I just checked my server log between Dec 19, 2006 and today. SCode Plugin has successfully prevented 2140 comment spams, but there were 122 spams which slipped through the cracks. Those 122 provided correct answers from the CAPTCHA image. And judging from the timestamps, I’m pretty sure that those 122 were automated spam attacks using bots. However, considering that evil spammers would go as far as hiring freelancers to solve CAPTCHAs manually, there’s a chance that some people out there somewhere ‘unintentionally’ spammed my blog manually 122 times since Dec 2006. Ouch!
There have been many attempts to fight comment spams: nofollow, blacklist, whitelist, greylist, captcha, spam karma, akismet (the most popular nowadays with a small number of false positives), etc, etc. They succeeded to a certain degree, but why are the spambots still happily crawling around?
I would like to separate the 2 issues here: the first one is identifying spams (where akismet has been highly successful), the second one is identifying bots vs humans (this is where we are playing cat and mouse with the spammers).
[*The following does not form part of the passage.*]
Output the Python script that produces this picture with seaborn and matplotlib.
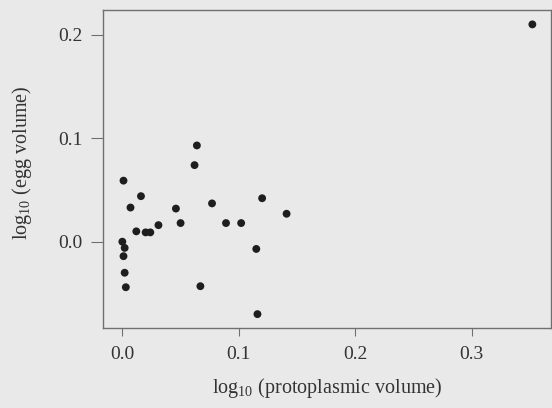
import numpy as np
import pandas as pd
import matplotlib
matplotlib.use('Agg')
import matplotlib.pyplot as plt
import seaborn as sns

# values
log_proto = [0.352, 0.064, 0.062, 0.001, 0.016, 0.120, 0.007, 0.077, 0.046,
             0.141, 0.050, 0.089, 0.102, 0.012, 0.020, 0.024, 0.031, 0.000,
             0.002, 0.001, 0.002, 0.003, 0.067, 0.115, 0.116]
log_egg = [0.210, 0.093, 0.074, 0.059, 0.044, 0.042, 0.033, 0.037, 0.032,
           0.027, 0.018, 0.018, 0.018, 0.010, 0.009, 0.009, 0.016, 0.000,
           -0.006, -0.014, -0.030, -0.044, -0.043, -0.007, -0.070]

x_ticks = [0.0, 0.1, 0.2, 0.3]
y_ticks = [0.0, 0.1, 0.2]

df = pd.DataFrame({'proto': log_proto, 'egg': log_egg})

sns.set_style('white')
plt.rcParams['font.family'] = ['Liberation Serif', 'DejaVu Serif']
plt.rcParams['mathtext.fontset'] = 'custom'
plt.rcParams['mathtext.rm'] = 'Liberation Serif'

bg = '#e9e9e9'
fig = plt.figure(figsize=(5.52, 4.08), dpi=100, facecolor=bg)
ax = fig.add_axes([103 / 552, 1 - 328 / 408, 448 / 552, 318 / 408])
ax.set_facecolor(bg)

sns.scatterplot(data=df, x='proto', y='egg', ax=ax, s=32, color='#1e1e1e',
                edgecolor='none', legend=False)

ax.set_xlim(-0.0166, 0.368)
ax.set_ylim(-0.0834, 0.2239)
ax.set_xticks(x_ticks)
ax.set_yticks(y_ticks)
ax.set_xticklabels([f'{t:.1f}' for t in x_ticks])
ax.set_yticklabels([f'{t:.1f}' for t in y_ticks])

for sp in ax.spines.values():
    sp.set_visible(True)
    sp.set_color('#707070')
    sp.set_linewidth(1.0)

ax.tick_params(axis='x', bottom=True, direction='out', length=6, width=0.8,
               color='#707070', pad=7, labelsize=14, labelcolor='#333333')
ax.tick_params(axis='y', left=True, direction='out', length=9, width=0.8,
               color='#707070', pad=6, labelsize=14, labelcolor='#333333')

ax.set_xlabel(r'$\mathrm{log}_{10}$ (protoplasmic volume)', fontsize=14.5,
              color='#333333', labelpad=9)
ax.set_ylabel(r'$\mathrm{log}_{10}$ (egg volume)', fontsize=14.5,
              color='#333333')
ax.yaxis.set_label_coords(-0.155, 0.52)

fig.savefig('out.png', dpi=100, facecolor=bg)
If we eliminated the usefulness of a spambot, then we reduced the amount comment spams.
Spammers have been successful largely because of spambots. If they don’t have an automated way to spam, would they spam blog comments manually? Less likely. At least it should be a more costly process for them, and if it is costly enough maybe the value of spamming will ‘degrade’ even further. So I’m thinking if we can make the spammers think that bots are useless, then a very large portion of comment spam attempts will be reduced.
I’m proposing that we make each blog’s comment form unique enough by setting up a pair of static question and answer which would be different between blogs, so if there are 1000 blogs, there will be 1000 unique answers with unpatterned questions. By removing the common patterns in spam prevention efforts, we will reduce the functionality of a spambot.
The Q and As can be as simple as:
- Q: Please type abcdef, A: abcdef
- Q: What comes after 9, A: 10
- Q: Just type MONEY in lowercase, A: money
- Q: 77 times 2 is, A: 154
- Q: Your passkey is ‘homer’ (without the quotes), A: homer
- Q: Please fix this typo: hapipness, A: happiness
- Q: Type the word blue with a space between b and l, A: b lue
- Q: Do you think you’re cool? Just type yes, dude!, A: yes
It’s simple to set up, it’s simple to answer, and it would be hard enough for a bot to cater every question and answer combination in this world. This text-based approach is definitely more usable than CAPTCHA images, plus it should be easy enough to internationalize.
I just finished a Blojsom plugin that implements the above, installed the SNAPSHOT version about 20 minutes ago, and it has prevented 28 comment spams since then.
MyQAndA Plugin is a Blojsom plugin that allows you to specify your own static question and answer for commenters to key in. The idea is to make each blog requires a unique answer (varying answers between various blogs), which will then create a situation where there’s no problem solving to automate and the value of spambots will degrade.
I’m fully aware that this blog post itself might have comment spams by the time I wake up in the morning, but I can be certain that the spammer is a human.